(Data lines)
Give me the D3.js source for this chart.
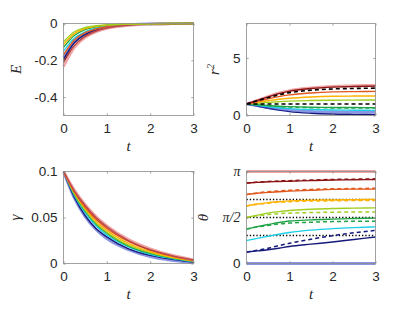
<!DOCTYPE html>
<html>
<head>
<meta charset="utf-8">
<script src="https://cdn.jsdelivr.net/npm/d3@7"></script>
<style>
  body { margin: 0; background: #fff; }
  .tick text { font-family: "Liberation Sans", Arial, sans-serif; font-size: 13.5px; fill: #262626; }
  .lab { font-family: "Liberation Serif", serif; font-style: italic; font-size: 15px; fill: #262626; }
</style>
</head>
<body>
<svg id="fig" width="415" height="312"></svg>
<script>
// time samples shared by every curve
const T = [0, 0.25, 0.5, 0.75, 1, 1.5, 2, 2.5, 3];

// one colour per initial angle: 0, π/8 ... π
const seriesColors = ["#3d4fd0", "#15197a", "#19cfe8", "#21a447", "#9fd021",
                      "#ffb300", "#e2571b", "#8c1313", "#e36a6a"];
const wideSeries = [0, 8]; // drawn thick and pale

// E(t)
const energy = [
  [-0.185, -0.100, -0.056, -0.033, -0.020, -0.007, -0.002, -0.001, 0],
  [-0.195, -0.105, -0.060, -0.035, -0.021, -0.007, -0.002, -0.001, 0],
  [-0.150, -0.080, -0.045, -0.026, -0.015, -0.005, -0.002, -0.001, 0],
  [-0.130, -0.065, -0.033, -0.018, -0.010, -0.004, -0.001, 0, 0],
  [-0.100, -0.045, -0.022, -0.012, -0.007, -0.003, -0.001, 0, 0],
  [-0.115, -0.055, -0.027, -0.015, -0.009, -0.003, -0.001, 0, 0],
  [-0.170, -0.090, -0.050, -0.030, -0.018, -0.006, -0.002, -0.001, 0],
  [-0.210, -0.120, -0.070, -0.042, -0.025, -0.009, -0.003, -0.001, 0],
  [-0.235, -0.130, -0.075, -0.045, -0.027, -0.010, -0.003, -0.001, 0]
];

// r^2(t)
const rSquared = [
  [1, 0.85, 0.71, 0.58, 0.47, 0.36, 0.31, 0.29, 0.27],
  [1, 0.82, 0.63, 0.47, 0.34, 0.20, 0.13, 0.10, 0.08],
  [1, 0.89, 0.78, 0.68, 0.60, 0.52, 0.48, 0.46, 0.45],
  [1, 0.94, 0.87, 0.81, 0.77, 0.72, 0.70, 0.69, 0.68],
  [1, 1.07, 1.14, 1.20, 1.25, 1.30, 1.33, 1.34, 1.35],
  [1, 1.14, 1.28, 1.41, 1.50, 1.61, 1.67, 1.69, 1.70],
  [1, 1.22, 1.44, 1.64, 1.79, 1.96, 2.05, 2.08, 2.10],
  [1, 1.31, 1.62, 1.90, 2.12, 2.35, 2.47, 2.52, 2.55],
  [1, 1.32, 1.65, 1.94, 2.17, 2.41, 2.54, 2.59, 2.62]
];
const rSquaredGreenDashed = [1, 0.93, 0.85, 0.78, 0.73, 0.68, 0.66, 0.65, 0.65];
const rSquaredBlackDashed = [
  [1, 1, 1, 1, 1, 1, 1, 1, 1],
  [1, 1.28, 1.55, 1.80, 1.99, 2.20, 2.31, 2.35, 2.38]
];

// gamma(t)
const gamma = [
  [0.1, 0.071, 0.051, 0.037, 0.027, 0.015, 0.0075, 0.0035, 0.001],
  [0.1, 0.072, 0.052, 0.038, 0.029, 0.016, 0.0088, 0.0045, 0.0015],
  [0.1, 0.074, 0.055, 0.041, 0.031, 0.018, 0.010, 0.0055, 0.0022],
  [0.1, 0.075, 0.057, 0.043, 0.033, 0.019, 0.011, 0.006, 0.0025],
  [0.1, 0.076, 0.058, 0.044, 0.034, 0.020, 0.012, 0.0065, 0.0028],
  [0.1, 0.077, 0.060, 0.046, 0.036, 0.022, 0.013, 0.007, 0.003],
  [0.1, 0.078, 0.061, 0.048, 0.038, 0.024, 0.0145, 0.008, 0.0035],
  [0.1, 0.079, 0.063, 0.050, 0.040, 0.025, 0.015, 0.0085, 0.0038],
  [0.1, 0.080, 0.064, 0.051, 0.041, 0.026, 0.016, 0.009, 0.004]
];

// theta(t), solid and dashed
const theta = [
  [0, 0, 0, 0, 0, 0, 0, 0, 0],
  [0.393, 0.43, 0.47, 0.52, 0.58, 0.66, 0.735, 0.82, 0.905],
  [0.785, 0.86, 0.93, 1.00, 1.06, 1.14, 1.19, 1.225, 1.25],
  [1.178, 1.26, 1.33, 1.40, 1.45, 1.49, 1.515, 1.535, 1.55],
  [1.571, 1.65, 1.72, 1.77, 1.81, 1.85, 1.88, 1.89, 1.90],
  [1.963, 2.03, 2.08, 2.11, 2.14, 2.16, 2.17, 2.18, 2.19],
  [2.356, 2.40, 2.43, 2.45, 2.47, 2.50, 2.53, 2.54, 2.54],
  [2.749, 2.77, 2.79, 2.80, 2.81, 2.83, 2.85, 2.86, 2.87],
  [3.1416, 3.1416, 3.1416, 3.1416, 3.1416, 3.1416, 3.1416, 3.1416, 3.1416]
];
const thetaDashedSeries = [1, 3, 4, 5, 6, 7];
const thetaDashed = [
  [0.393, 0.45, 0.52, 0.61, 0.69, 0.83, 0.95, 1.05, 1.13],
  [1.178, 1.25, 1.30, 1.35, 1.38, 1.41, 1.43, 1.44, 1.44],
  [1.571, 1.63, 1.67, 1.70, 1.72, 1.74, 1.75, 1.76, 1.76],
  [1.963, 2.02, 2.06, 2.09, 2.11, 2.13, 2.14, 2.15, 2.15],
  [2.356, 2.41, 2.45, 2.48, 2.50, 2.53, 2.55, 2.56, 2.57],
  [2.749, 2.78, 2.80, 2.82, 2.83, 2.85, 2.87, 2.88, 2.89]
];
const thetaDotted = [0.9553, 1.5708, 2.1863];

const xTicks = [0, 1, 2, 3];

const svg = d3.select("#fig");
svg.append("rect").attr("width", 415).attr("height", 312).attr("fill", "#fff");

function makePanel(opt) {
  const g = svg.append("g").attr("transform", `translate(${opt.left},${opt.top})`);
  const w = opt.width, h = opt.height;
  const x = d3.scaleLinear().domain([0, 3]).range([0, w]);
  const y = d3.scaleLinear().domain(opt.yDomain).range([h, 0]);
  const clip = "clip" + opt.id;
  g.append("clipPath").attr("id", clip).append("rect")
    .attr("x", -1).attr("y", -2).attr("width", w + 2).attr("height", h + 4);
  const plot = g.append("g").attr("clip-path", `url(#${clip})`);
  const line = d3.line().x((d, i) => x(T[i])).y(d => y(d)).curve(d3.curveMonotoneX);

  opt.draw(plot, line, x, y);

  // box with inward ticks
  g.append("rect").attr("width", w).attr("height", h)
    .attr("fill", "none").attr("stroke", "#8c8c8c").attr("stroke-width", 0.8);
  const tl = 2.2;
  const xb = g.append("g").attr("transform", `translate(0,${h})`)
    .call(d3.axisBottom(x).tickValues(xTicks).tickSize(-tl).tickPadding(8).tickFormat(d3.format("d")));
  const xt = g.append("g").call(d3.axisTop(x).tickValues(xTicks).tickSize(-tl).tickFormat(""));
  const yl = g.append("g")
    .call(d3.axisLeft(y).tickValues(opt.yTicks).tickSize(-tl).tickPadding(6).tickFormat(opt.yFormat));
  const yr = g.append("g").attr("transform", `translate(${w},0)`)
    .call(d3.axisRight(y).tickValues(opt.yTicks).tickSize(-tl).tickFormat(""));
  [xb, xt, yl, yr].forEach(a => {
    a.select(".domain").remove();
    a.selectAll(".tick line").attr("stroke", "#8c8c8c").attr("stroke-width", 0.8);
  });

  g.append("text").attr("class", "lab").attr("x", w / 2).attr("y", h + 35)
    .attr("text-anchor", "middle").text("t");
  g.append("text").attr("class", "lab")
    .attr("transform", `translate(${opt.yLabelX},${h / 2}) rotate(-90)`)
    .attr("text-anchor", "middle").html(opt.yLabel);
}

function drawSeries(plot, line, data, order) {
  order.forEach(i => {
    const wide = wideSeries.includes(i);
    plot.append("path").datum(data[i]).attr("d", line)
      .attr("fill", "none").attr("stroke", seriesColors[i])
      .attr("stroke-width", wide ? 2.8 : 1.4)
      .attr("stroke-opacity", wide ? 0.6 : 1);
  });
}

// E
makePanel({
  id: "E", left: 63.5, top: 23.5, width: 130, height: 92,
  yDomain: [-0.5, 0], yTicks: [-0.4, -0.2, 0],
  yFormat: d => d === 0 ? "0" : d3.format(".1f")(d).replace("−", "-"),
  yLabel: "E", yLabelX: -43,
  draw: (plot, line) => drawSeries(plot, line, energy, [0, 1, 2, 6, 7, 8, 3, 5, 4])
});

// r^2
makePanel({
  id: "R", left: 246.5, top: 23.5, width: 129, height: 92,
  yDomain: [0, 8], yTicks: [0, 5], yFormat: d3.format("d"),
  yLabel: "r<tspan dy='-5' font-size='10px'>2</tspan>", yLabelX: -28,
  draw: (plot, line) => {
    drawSeries(plot, line, rSquared, [1, 0, 2, 3, 4, 5, 6, 8, 7]);
    plot.append("path").datum(rSquaredGreenDashed).attr("d", line)
      .attr("fill", "none").attr("stroke", seriesColors[3]).attr("stroke-width", 1.5)
      .attr("stroke-dasharray", "4,3");
    rSquaredBlackDashed.forEach(d => {
      plot.append("path").datum(d).attr("d", line)
        .attr("fill", "none").attr("stroke", "#000").attr("stroke-width", 1.6)
        .attr("stroke-dasharray", "4,3");
    });
  }
});

// gamma
makePanel({
  id: "G", left: 63.5, top: 171.5, width: 130, height: 92,
  yDomain: [0, 0.1], yTicks: [0, 0.05, 0.1],
  yFormat: d => d === 0 ? "0" : String(d),
  yLabel: "γ", yLabelX: -44,
  draw: (plot, line) => drawSeries(plot, line, gamma, [0, 1, 2, 3, 4, 5, 6, 7, 8])
});

// theta
makePanel({
  id: "H", left: 246.5, top: 171.5, width: 129, height: 92,
  yDomain: [0, Math.PI], yTicks: [0, Math.PI / 2, Math.PI],
  yFormat: d => d === 0 ? "0" : (d < 2 ? "π/2" : "π"),
  yLabel: "θ", yLabelX: -39,
  draw: (plot, line, x, y) => {
    thetaDotted.forEach(v => {
      plot.append("line").attr("x1", x(0)).attr("x2", x(3))
        .attr("y1", y(v)).attr("y2", y(v))
        .attr("stroke", "#000").attr("stroke-width", 1.3).attr("stroke-dasharray", "1.3,2");
    });
    drawSeries(plot, line, theta, [0, 1, 2, 3, 4, 5, 6, 7, 8]);
    thetaDashedSeries.forEach((s, k) => {
      plot.append("path").datum(thetaDashed[k]).attr("d", line)
        .attr("fill", "none").attr("stroke", seriesColors[s]).attr("stroke-width", 1.5)
        .attr("stroke-dasharray", "4,3");
    });
  }
});

// pi labels in serif like the original
svg.selectAll(".tick text").filter(function () { return this.textContent.includes("π"); })
  .style("font-family", "'Liberation Serif', serif").style("font-style", "italic").style("font-size", "14px");
</script>
</body>
</html>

(Objective) Take the lines from the start of the material to the line with "const wideSeries = [0, 8];", both included, and transcribe them exactly without the pictures.

(Solution to this exercise)
Give me the D3.js source for this chart.
<!DOCTYPE html>
<html>
<head>
<meta charset="utf-8">
<script src="https://cdn.jsdelivr.net/npm/d3@7"></script>
<style>
  body { margin: 0; background: #fff; }
  .tick text { font-family: "Liberation Sans", Arial, sans-serif; font-size: 13.5px; fill: #262626; }
  .lab { font-family: "Liberation Serif", serif; font-style: italic; font-size: 15px; fill: #262626; }
</style>
</head>
<body>
<svg id="fig" width="415" height="312"></svg>
<script>
// time samples shared by every curve
const T = [0, 0.25, 0.5, 0.75, 1, 1.5, 2, 2.5, 3];

// one colour per initial angle: 0, π/8 ... π
const seriesColors = ["#3d4fd0", "#15197a", "#19cfe8", "#21a447", "#9fd021",
                      "#ffb300", "#e2571b", "#8c1313", "#e36a6a"];
const wideSeries = [0, 8]; // drawn thick and pale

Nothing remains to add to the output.